### Available data:
Begin

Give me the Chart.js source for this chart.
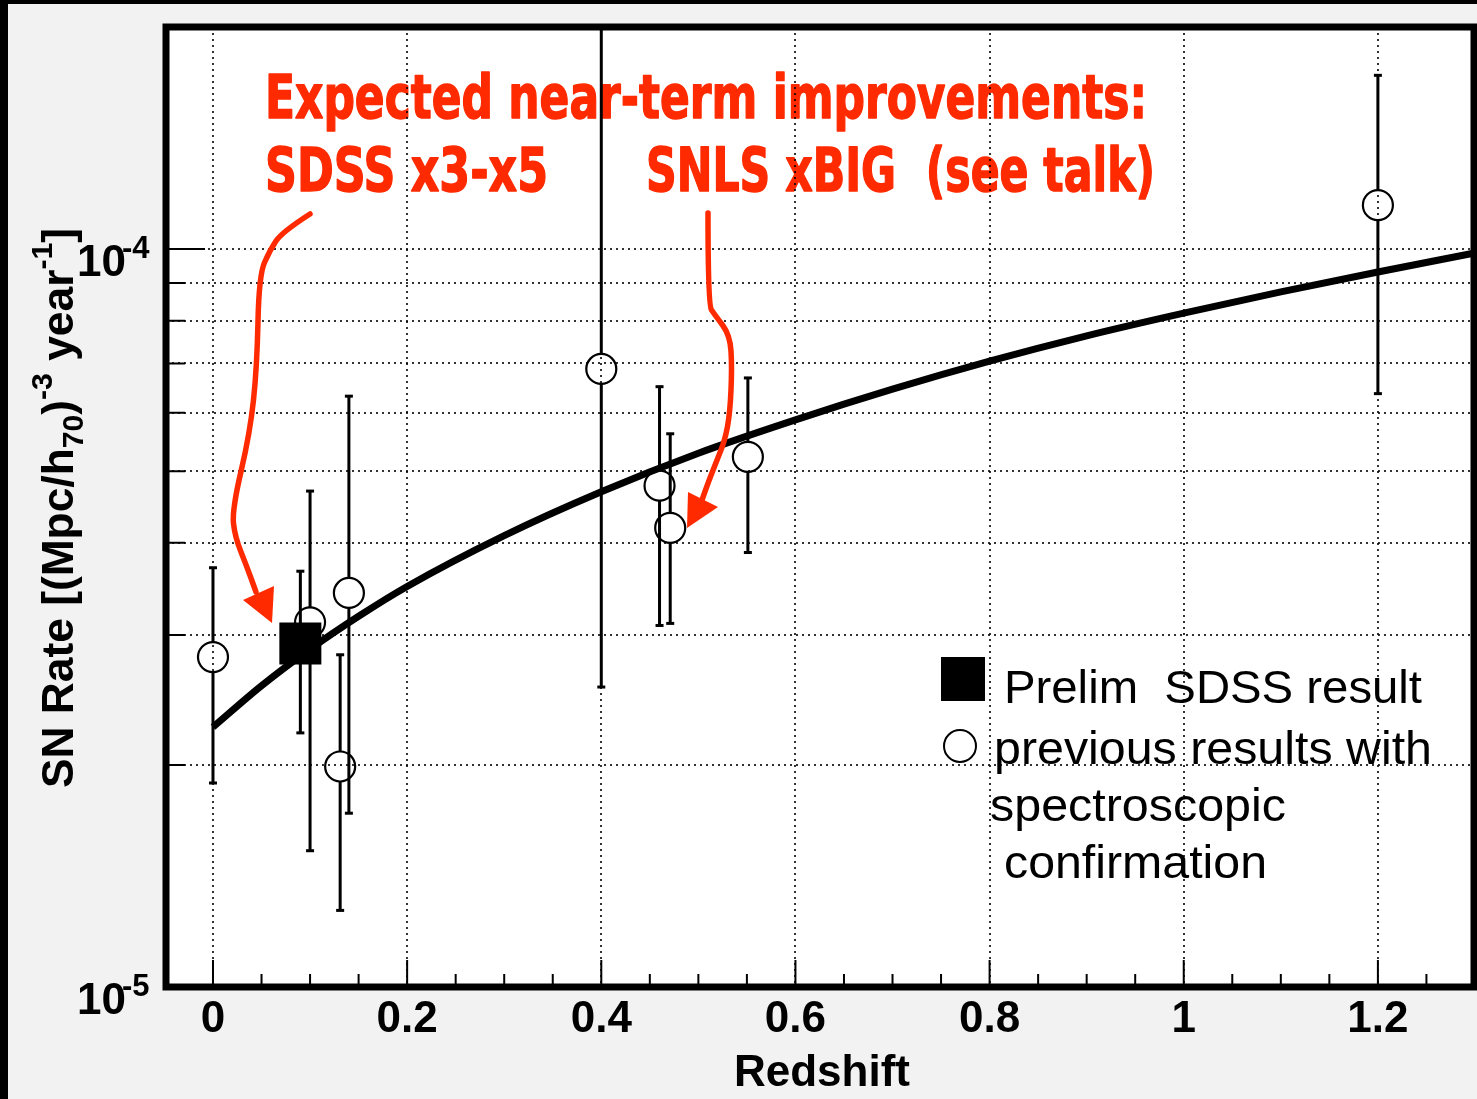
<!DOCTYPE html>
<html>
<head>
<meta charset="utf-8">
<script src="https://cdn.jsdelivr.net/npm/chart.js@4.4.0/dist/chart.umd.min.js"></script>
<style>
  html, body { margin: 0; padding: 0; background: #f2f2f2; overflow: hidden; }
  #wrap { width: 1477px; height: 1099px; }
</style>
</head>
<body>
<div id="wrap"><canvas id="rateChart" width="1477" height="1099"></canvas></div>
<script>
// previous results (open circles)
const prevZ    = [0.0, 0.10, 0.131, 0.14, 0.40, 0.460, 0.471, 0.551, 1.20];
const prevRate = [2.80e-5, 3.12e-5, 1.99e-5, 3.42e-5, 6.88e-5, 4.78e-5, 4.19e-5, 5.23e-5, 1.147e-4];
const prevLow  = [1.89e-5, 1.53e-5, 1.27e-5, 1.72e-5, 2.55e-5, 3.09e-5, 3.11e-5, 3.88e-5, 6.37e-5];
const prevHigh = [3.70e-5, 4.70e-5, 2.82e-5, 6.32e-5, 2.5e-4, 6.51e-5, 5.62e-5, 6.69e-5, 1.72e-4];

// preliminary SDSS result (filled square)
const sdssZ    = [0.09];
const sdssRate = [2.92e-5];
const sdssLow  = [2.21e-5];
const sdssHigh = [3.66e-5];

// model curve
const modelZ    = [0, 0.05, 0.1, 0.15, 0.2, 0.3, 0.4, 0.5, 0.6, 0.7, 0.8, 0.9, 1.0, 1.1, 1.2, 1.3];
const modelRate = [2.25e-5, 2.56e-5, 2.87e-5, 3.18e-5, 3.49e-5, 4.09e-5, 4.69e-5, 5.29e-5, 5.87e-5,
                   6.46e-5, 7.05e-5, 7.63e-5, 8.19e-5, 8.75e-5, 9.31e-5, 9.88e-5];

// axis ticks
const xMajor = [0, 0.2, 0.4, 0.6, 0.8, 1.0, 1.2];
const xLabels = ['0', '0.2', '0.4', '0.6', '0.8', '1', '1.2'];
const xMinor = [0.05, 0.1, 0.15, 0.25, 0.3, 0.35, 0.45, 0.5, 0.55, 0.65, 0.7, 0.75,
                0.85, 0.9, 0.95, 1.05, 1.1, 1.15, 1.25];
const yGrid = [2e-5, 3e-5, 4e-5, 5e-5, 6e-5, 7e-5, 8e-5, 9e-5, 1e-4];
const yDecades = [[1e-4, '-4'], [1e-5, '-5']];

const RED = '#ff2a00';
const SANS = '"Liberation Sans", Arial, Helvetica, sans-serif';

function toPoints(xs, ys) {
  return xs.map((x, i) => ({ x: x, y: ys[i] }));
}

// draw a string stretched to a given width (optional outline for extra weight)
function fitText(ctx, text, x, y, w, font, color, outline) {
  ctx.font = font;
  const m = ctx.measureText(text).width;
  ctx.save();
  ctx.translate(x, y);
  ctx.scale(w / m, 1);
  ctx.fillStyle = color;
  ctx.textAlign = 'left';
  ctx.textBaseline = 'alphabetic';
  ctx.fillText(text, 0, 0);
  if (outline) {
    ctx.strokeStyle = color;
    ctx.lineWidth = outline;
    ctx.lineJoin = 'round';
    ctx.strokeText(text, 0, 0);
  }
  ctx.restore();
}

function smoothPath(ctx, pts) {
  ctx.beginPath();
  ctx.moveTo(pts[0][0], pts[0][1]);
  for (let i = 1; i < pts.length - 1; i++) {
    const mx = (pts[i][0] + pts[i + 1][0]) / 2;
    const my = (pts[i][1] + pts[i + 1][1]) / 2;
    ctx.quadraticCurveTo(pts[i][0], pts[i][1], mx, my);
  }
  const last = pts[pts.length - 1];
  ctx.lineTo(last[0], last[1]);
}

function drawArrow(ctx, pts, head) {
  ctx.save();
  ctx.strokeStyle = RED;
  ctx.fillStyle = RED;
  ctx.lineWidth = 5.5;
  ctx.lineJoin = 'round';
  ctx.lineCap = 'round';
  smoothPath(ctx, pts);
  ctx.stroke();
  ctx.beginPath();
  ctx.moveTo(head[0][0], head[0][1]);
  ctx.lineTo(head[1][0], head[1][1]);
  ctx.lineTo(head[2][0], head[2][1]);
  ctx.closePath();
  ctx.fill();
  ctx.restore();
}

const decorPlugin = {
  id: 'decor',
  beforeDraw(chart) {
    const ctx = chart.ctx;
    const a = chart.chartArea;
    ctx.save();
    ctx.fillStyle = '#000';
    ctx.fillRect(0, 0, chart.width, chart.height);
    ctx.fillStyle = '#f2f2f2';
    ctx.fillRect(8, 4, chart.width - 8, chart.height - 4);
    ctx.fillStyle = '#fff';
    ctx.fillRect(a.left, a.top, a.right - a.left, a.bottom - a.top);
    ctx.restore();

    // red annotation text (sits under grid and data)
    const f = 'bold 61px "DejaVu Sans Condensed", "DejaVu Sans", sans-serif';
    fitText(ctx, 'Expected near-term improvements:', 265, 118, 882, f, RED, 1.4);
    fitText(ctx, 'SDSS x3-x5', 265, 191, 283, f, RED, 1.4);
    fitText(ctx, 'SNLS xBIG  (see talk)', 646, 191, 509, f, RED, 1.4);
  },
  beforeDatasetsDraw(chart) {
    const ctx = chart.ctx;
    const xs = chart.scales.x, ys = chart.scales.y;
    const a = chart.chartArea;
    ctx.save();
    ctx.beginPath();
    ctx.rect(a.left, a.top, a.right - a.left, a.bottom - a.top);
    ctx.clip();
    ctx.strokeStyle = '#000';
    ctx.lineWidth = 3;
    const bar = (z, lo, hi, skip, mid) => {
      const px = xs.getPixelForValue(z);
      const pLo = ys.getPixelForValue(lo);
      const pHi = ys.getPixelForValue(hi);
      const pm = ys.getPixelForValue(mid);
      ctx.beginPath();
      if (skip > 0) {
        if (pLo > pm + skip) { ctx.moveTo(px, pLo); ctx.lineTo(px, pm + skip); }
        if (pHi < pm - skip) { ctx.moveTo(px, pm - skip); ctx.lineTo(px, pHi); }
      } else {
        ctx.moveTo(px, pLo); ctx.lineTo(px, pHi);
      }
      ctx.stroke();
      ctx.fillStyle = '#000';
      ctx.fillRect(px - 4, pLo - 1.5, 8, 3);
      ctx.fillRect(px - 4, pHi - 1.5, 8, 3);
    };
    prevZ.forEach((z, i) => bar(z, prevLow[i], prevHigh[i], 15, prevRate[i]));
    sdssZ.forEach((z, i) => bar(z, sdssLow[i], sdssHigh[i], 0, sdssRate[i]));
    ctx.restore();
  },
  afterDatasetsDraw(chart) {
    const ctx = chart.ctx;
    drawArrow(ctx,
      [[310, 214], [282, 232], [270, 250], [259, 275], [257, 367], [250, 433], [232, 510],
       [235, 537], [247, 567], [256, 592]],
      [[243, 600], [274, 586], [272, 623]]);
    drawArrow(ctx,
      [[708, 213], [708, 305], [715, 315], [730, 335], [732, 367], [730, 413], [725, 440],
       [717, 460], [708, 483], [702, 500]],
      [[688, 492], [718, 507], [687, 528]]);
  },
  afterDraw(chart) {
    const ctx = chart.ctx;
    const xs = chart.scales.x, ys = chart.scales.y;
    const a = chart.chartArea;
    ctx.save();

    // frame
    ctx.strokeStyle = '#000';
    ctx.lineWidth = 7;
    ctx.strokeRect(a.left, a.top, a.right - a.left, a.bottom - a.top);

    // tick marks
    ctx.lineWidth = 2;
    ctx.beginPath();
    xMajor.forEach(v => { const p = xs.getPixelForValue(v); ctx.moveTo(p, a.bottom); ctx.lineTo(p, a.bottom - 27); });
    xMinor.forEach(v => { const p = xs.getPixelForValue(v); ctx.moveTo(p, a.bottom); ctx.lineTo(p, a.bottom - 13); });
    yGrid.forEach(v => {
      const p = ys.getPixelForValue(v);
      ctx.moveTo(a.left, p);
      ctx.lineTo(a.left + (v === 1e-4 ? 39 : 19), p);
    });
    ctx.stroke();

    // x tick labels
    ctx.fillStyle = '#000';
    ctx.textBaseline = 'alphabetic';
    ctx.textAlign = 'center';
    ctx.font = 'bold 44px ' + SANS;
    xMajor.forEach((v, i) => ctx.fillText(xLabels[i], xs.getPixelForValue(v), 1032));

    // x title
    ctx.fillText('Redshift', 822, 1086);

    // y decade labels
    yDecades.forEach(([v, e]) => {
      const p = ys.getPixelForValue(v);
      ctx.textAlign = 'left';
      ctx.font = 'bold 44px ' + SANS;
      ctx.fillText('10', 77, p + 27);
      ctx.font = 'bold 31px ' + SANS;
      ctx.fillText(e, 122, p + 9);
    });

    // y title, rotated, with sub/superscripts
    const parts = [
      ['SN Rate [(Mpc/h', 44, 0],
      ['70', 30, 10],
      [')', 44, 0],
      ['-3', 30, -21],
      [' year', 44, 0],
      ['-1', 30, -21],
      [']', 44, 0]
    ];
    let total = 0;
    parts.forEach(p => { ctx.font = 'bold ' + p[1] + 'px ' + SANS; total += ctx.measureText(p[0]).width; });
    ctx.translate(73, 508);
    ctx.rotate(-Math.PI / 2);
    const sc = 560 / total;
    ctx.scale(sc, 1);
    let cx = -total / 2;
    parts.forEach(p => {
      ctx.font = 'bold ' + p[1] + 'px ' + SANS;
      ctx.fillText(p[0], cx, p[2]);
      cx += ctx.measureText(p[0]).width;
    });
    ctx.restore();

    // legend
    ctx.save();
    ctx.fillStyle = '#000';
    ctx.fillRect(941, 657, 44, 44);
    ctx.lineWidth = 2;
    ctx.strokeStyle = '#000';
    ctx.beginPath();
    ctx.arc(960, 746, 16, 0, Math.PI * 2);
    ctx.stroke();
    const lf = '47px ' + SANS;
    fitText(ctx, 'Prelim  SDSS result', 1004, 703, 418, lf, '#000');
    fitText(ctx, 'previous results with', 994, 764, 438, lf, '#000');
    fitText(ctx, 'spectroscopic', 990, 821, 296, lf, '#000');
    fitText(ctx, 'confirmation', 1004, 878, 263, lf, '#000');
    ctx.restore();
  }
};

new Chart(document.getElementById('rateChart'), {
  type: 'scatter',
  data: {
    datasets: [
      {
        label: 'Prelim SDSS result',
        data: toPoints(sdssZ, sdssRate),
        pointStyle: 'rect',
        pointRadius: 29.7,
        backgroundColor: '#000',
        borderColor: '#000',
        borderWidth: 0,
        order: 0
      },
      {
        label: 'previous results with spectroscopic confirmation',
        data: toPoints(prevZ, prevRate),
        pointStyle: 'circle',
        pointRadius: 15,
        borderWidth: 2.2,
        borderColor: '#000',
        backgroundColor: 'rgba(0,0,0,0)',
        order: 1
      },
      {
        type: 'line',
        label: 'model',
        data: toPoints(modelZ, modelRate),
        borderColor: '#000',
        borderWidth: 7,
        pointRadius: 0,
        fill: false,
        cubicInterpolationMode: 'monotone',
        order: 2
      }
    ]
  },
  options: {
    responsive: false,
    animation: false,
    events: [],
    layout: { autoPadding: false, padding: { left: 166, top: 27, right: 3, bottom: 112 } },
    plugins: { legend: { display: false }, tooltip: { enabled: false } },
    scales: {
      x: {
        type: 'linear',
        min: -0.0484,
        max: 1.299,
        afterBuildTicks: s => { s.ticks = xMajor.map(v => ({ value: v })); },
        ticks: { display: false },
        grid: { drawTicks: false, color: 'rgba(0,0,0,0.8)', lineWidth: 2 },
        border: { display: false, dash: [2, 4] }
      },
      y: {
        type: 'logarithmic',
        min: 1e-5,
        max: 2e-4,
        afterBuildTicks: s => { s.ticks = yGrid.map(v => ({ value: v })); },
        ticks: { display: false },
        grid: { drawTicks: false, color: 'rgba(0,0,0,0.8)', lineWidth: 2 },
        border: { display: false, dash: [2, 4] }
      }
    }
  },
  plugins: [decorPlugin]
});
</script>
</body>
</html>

End

Repeat exactly and only the lines from the start of the data above through the line that holds "const sdssHigh = [3.66e-5];", inclusive. Pictures do not belong in the copy.

### Reply to the exercise:
Give me the Chart.js source for this chart.
<!DOCTYPE html>
<html>
<head>
<meta charset="utf-8">
<script src="https://cdn.jsdelivr.net/npm/chart.js@4.4.0/dist/chart.umd.min.js"></script>
<style>
  html, body { margin: 0; padding: 0; background: #f2f2f2; overflow: hidden; }
  #wrap { width: 1477px; height: 1099px; }
</style>
</head>
<body>
<div id="wrap"><canvas id="rateChart" width="1477" height="1099"></canvas></div>
<script>
// previous results (open circles)
const prevZ    = [0.0, 0.10, 0.131, 0.14, 0.40, 0.460, 0.471, 0.551, 1.20];
const prevRate = [2.80e-5, 3.12e-5, 1.99e-5, 3.42e-5, 6.88e-5, 4.78e-5, 4.19e-5, 5.23e-5, 1.147e-4];
const prevLow  = [1.89e-5, 1.53e-5, 1.27e-5, 1.72e-5, 2.55e-5, 3.09e-5, 3.11e-5, 3.88e-5, 6.37e-5];
const prevHigh = [3.70e-5, 4.70e-5, 2.82e-5, 6.32e-5, 2.5e-4, 6.51e-5, 5.62e-5, 6.69e-5, 1.72e-4];

// preliminary SDSS result (filled square)
const sdssZ    = [0.09];
const sdssRate = [2.92e-5];
const sdssLow  = [2.21e-5];
const sdssHigh = [3.66e-5];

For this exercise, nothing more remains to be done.